LEES MEER – MELKVENTERS

Derkje Kasper-van Dijk

De stadsboeren waren de leveranciers van de melk voor de stadsbevolking. Tot 1943 waren er in Kampen ongeveer 100 Koeboeren die tevens melkventers waren. De Koeboer kon zijn melk beter rechtstreeks verkopen aan de burger, dan deze naar de melkfabriek brengen. De twee of drie centen per liter die de melk bij het venten meer opbracht, waren voor de stadsboeren een onmisbare bron van inkomsten.

De crisisjaren van de jaren dertig van de vorige eeuw zullen de Kamper Koeboeren niet licht zijn vergeten. Boeren kregen in de jaren dertig minder geld voor hun producten. Ook de industrie en de bouw kwamen in zwaar weer met een massale werkloosheid tot gevolg. En diegenen die nog wel werk hadden, kregen minder loon. Hierdoor ging de consumptie van de huishoudens drastisch omlaag.

De Nederlandse wetgeving kwam met een vloed aan wettelijke regelingen om de crisis te bezweren.

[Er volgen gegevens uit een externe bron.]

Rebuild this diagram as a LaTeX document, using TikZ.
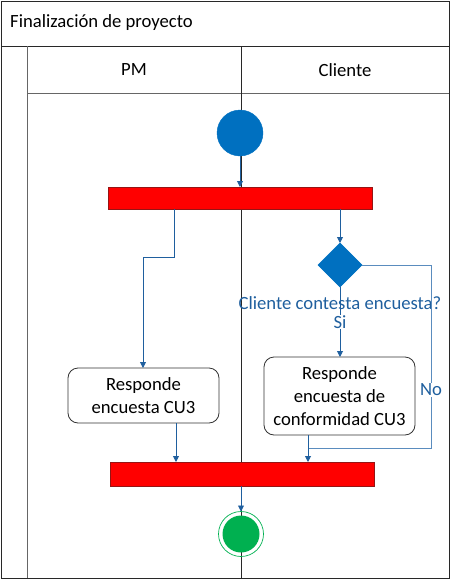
\documentclass[tikz,border=0pt]{standalone}
\usepackage{fontspec}
\setmainfont{Carlito}
\usetikzlibrary{shapes.geometric,arrows.meta}
\definecolor{ublue}{RGB}{0,112,192}
\definecolor{lineblue}{RGB}{31,95,158}
\definecolor{loopblue}{RGB}{90,140,190}
\definecolor{ugreen}{RGB}{0,176,80}
\definecolor{darkred}{RGB}{150,20,20}
\definecolor{frame}{RGB}{40,40,40}
\begin{document}
\begin{tikzpicture}[x=1pt,y=-1pt,
  lane/.style={draw=frame,line width=0.9pt},
  flow/.style={draw=lineblue,line width=0.9pt,-{Triangle[length=6pt,width=6pt]}},
  bar/.style={draw=darkred,fill=red,minimum width=264pt,inner sep=0pt,outer sep=0pt},
  actbox/.style={draw=black!80,rounded corners=10pt,line width=0.8pt,fill=white,minimum width=151pt,inner sep=0pt,outer sep=0pt,align=center,font=\fontsize{18.67}{23}\selectfont},
  lbl/.style={text=lineblue,font=\fontsize{18.67}{22}\selectfont,inner sep=1pt},
  hdr/.style={font=\fontsize{18.67}{22}\selectfont}
]
\useasboundingbox (0,0) rectangle (452,581);
% frame
\draw[lane] (1,1) rectangle (449,578);
\draw[lane] (1,46) -- (449,46);
\draw[draw=gray!80!black,line width=0.9pt] (27,46) -- (27,578);
\draw[draw=gray!80!black,line width=0.9pt] (27,93) -- (449,93);
\draw[lane] (241,46) -- (241,578);
\node[hdr,anchor=west,inner sep=0pt] (title) at (10,23) {Finalización de proyecto};
\node[hdr] (pm) at (134,70) {PM};
\node[hdr] (cli) at (345,70) {Cliente};
% nodes
\node[circle,fill=ublue,draw=ublue,minimum size=46pt,inner sep=0pt,outer sep=0pt] (start) at (240,133) {};
\node[bar,minimum height=22pt] (fork1) at (240,198) {};
\node[diamond,fill=ublue,draw=ublue,minimum width=44pt,minimum height=44pt,inner sep=0pt,outer sep=0pt] (dec) at (340,265) {};
\node[actbox,minimum height=55pt] (resp1) at (143.5,395.5) {Responde\\encuesta CU3};
\node[actbox,minimum height=78pt] (resp2) at (339.5,396) {Responde\\encuesta de\\conformidad CU3};
\node[bar,minimum height=24pt] (fork2) at (242,474) {};
\node[circle,draw=ugreen,line width=0.7pt,minimum size=45pt,inner sep=0pt,outer sep=0pt] (endo) at (241,534) {};
\node[circle,fill=ugreen,minimum size=37pt,inner sep=0pt] (endi) at (241,534) {};
% coordinates
\coordinate (f1a) at (174,209);
\coordinate (f1b) at (340,209);
\coordinate (la) at (174,257);
\coordinate (lb) at (143,257);
\coordinate (r1) at (431,265);
\coordinate (r2) at (431,448);
\coordinate (r3) at (308,448);
\coordinate (f2a) at (176,462);
\coordinate (f2b) at (308,462);
\coordinate (b1) at (176,423);
\coordinate (b2) at (308,435);
\coordinate (f2c) at (241,486);
% connectors
\draw[flow] (start.south) -- (fork1.north);
\draw[flow] (f1b) -- (dec.north);
\draw[flow] (f1a) -- (la) -- (lb) -- (resp1.north -| lb);
\draw[draw=lineblue,line width=0.9pt] (dec.south) -- (340,331);
\node[lbl] (q) at (340,303) {Cliente contesta encuesta?};
\node[lbl,fill=white] (si) at (340,322) {Si};
\draw[flow] (si.south) -- (resp2.north -| si.south);
\draw[draw=loopblue,line width=0.9pt] (dec.east) -- (r1) -- (r2) -- (r3);
\node[lbl,fill=white] (no) at (431,390) {No};
\draw[flow] (b1) -- (f2a);
\draw[flow] (b2) -- (f2b);
\draw[flow] (f2c) -- (endo.north);
\end{tikzpicture}
\end{document}
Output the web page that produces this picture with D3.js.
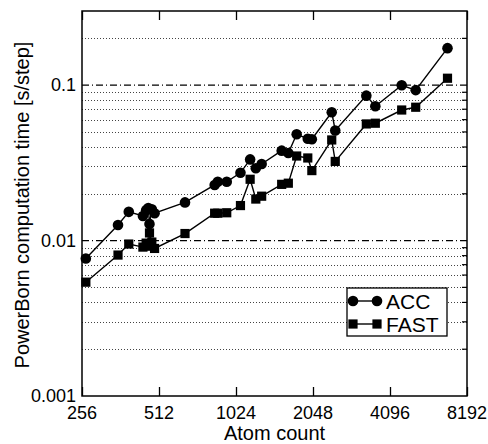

Een van de maatregelingen betrof de verkoop van consumptiemelk. Wie vanaf 1935 nog consumptiemelk wilde verkopen, vervoeren en afleveren moest beschikken over een vergunning verleend door de Crisis Zuivelcentrale. Het doel van deze verordening was het waarborgen van de verkoop van de consumptiemelk tegen een vastgestelde minimumprijs.